# Giant 2010 pricing



## jshih (Sep 18, 2009)

Another new year, another new website.

But wait! the new 2010 pricing is out. Am I seeing thing? a new TCR advanced SL ISP Frame and fork is $2900, a 25% reduction from 2009.

Here is the question: was the product way over priced in 2009 or it's a lesser F/F for 2010?

Appreciate any inside scoop from anyone who is well connected to Giant's operation.

Jshih


----------



## thatdrewguy (Aug 7, 2009)

I'd like to ask another question about 2010 Giant pricing. On the website Giant lists an "average retail price" for their bikes. Is this the price most dealers are selling bikes like the TCR Advanced series for or can I expect a discount off the website price?


----------



## icsloppl (Aug 25, 2009)

The great majority of a carbon frame's cost is up-front, that is in the manufacturing equipment and molds.
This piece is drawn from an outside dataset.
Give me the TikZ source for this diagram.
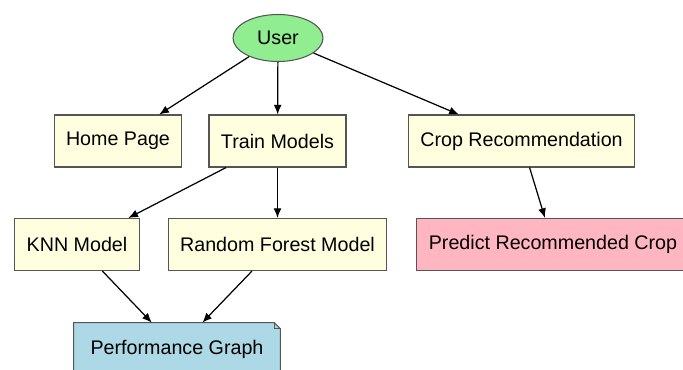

The cost of the unit materials is low, and the cost to produce a single unit is close to zero.

From a costing point of view, a carbon bike frame is more like a computer chip than say, a car, which has a very significant per unit materials and labor cost.

To the frame maker, this means that the more they make and sell, the lower the cost per unit, up to the point that the equipment and mold cost has been fully depreciated, and the cost of a unit is close to the cost of materials + labor. For a typical frame, that's probably less than $200.

A great solution given this cost structure is to take your high-end model for a given year, and then continue to sell it as a second-line unit the next year, and so on for as long as the technology / performance are competitive. Companies hat can utilize this model with a high unit output make an absolute killing.


----------